Henry Carter, a miner born on a Coffee Creek homestead ranch in 1874, helped start the annual fish pack-trips with his brother, Jess, in 1924.
Working with friends at the Mount Shasta Fish Hatchery, he and Jess basically swiped the first batch of 16,000 fish from shipments intended for other lakes because they hadn't ordered them a year in advance as required, Carter told a nephew in a 1969 interview.
Carter, who died in 1973 at 99, recalled blasting a mule trail around one rocky point a few years later, so he could stock the distant Caribou Lakes.

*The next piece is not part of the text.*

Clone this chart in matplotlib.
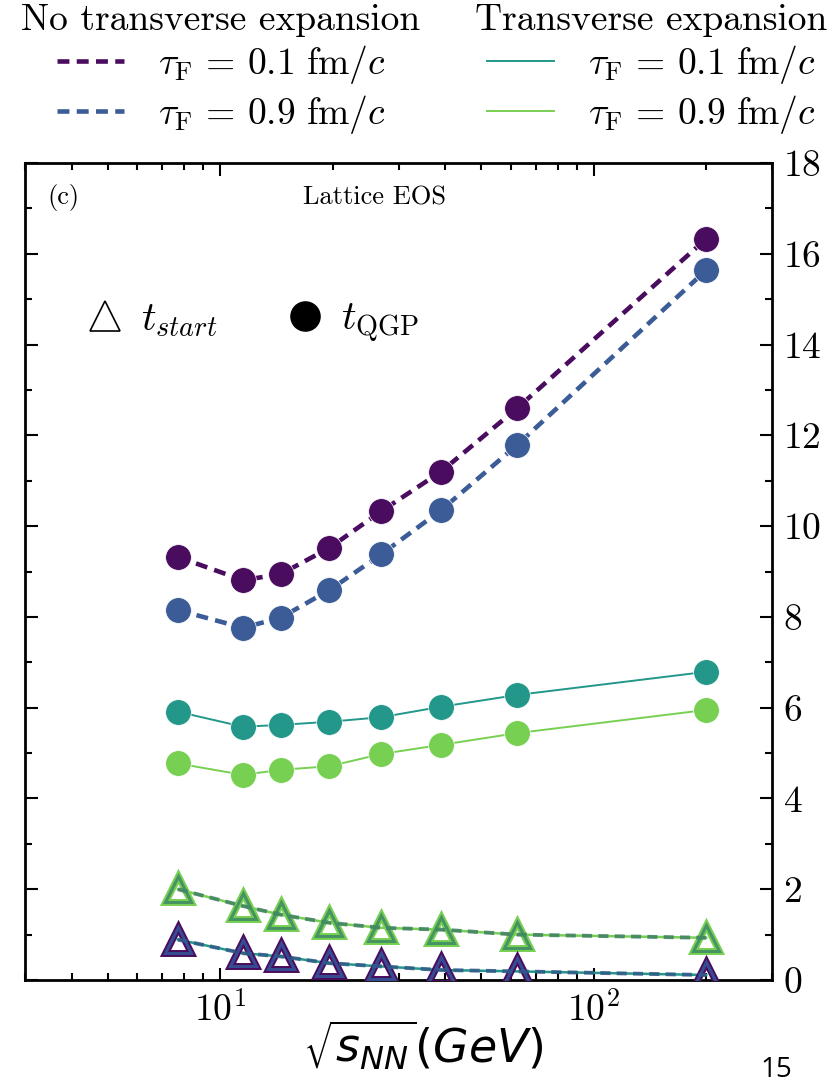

Such lakes often lack adequate food and spawning areas to support a self-sustaining fish population and can freeze solid or cut off oxygen in a harsh winter, Aguilar said.
In addition, many of the larger breeding-size fish are caught before they can reproduce, meaning the lakes must be periodically re-stocked.
Hill's father, Clair, was a 14-year-old Boy Scout in the mid-20s when he was recruited by his scoutmaster, Jess Carter, to drive the fish truck from Redding to Coffee Creek. Then, as now, the fish still come from the Mount Shasta Hatchery, though in the early days they were sent by train to Redding.
Hill himself was just 12 when he helped pack in fish along the McCloud and Pit rivers in the early 1950s. He spent the summer helping care for the horses that his father's civil engineering firm used to survey land for a Pacific Gas & Electric hydroelectricity project along the McCloud and Pit rivers.
"No roads in that country," Hill recalled. "Only horseback."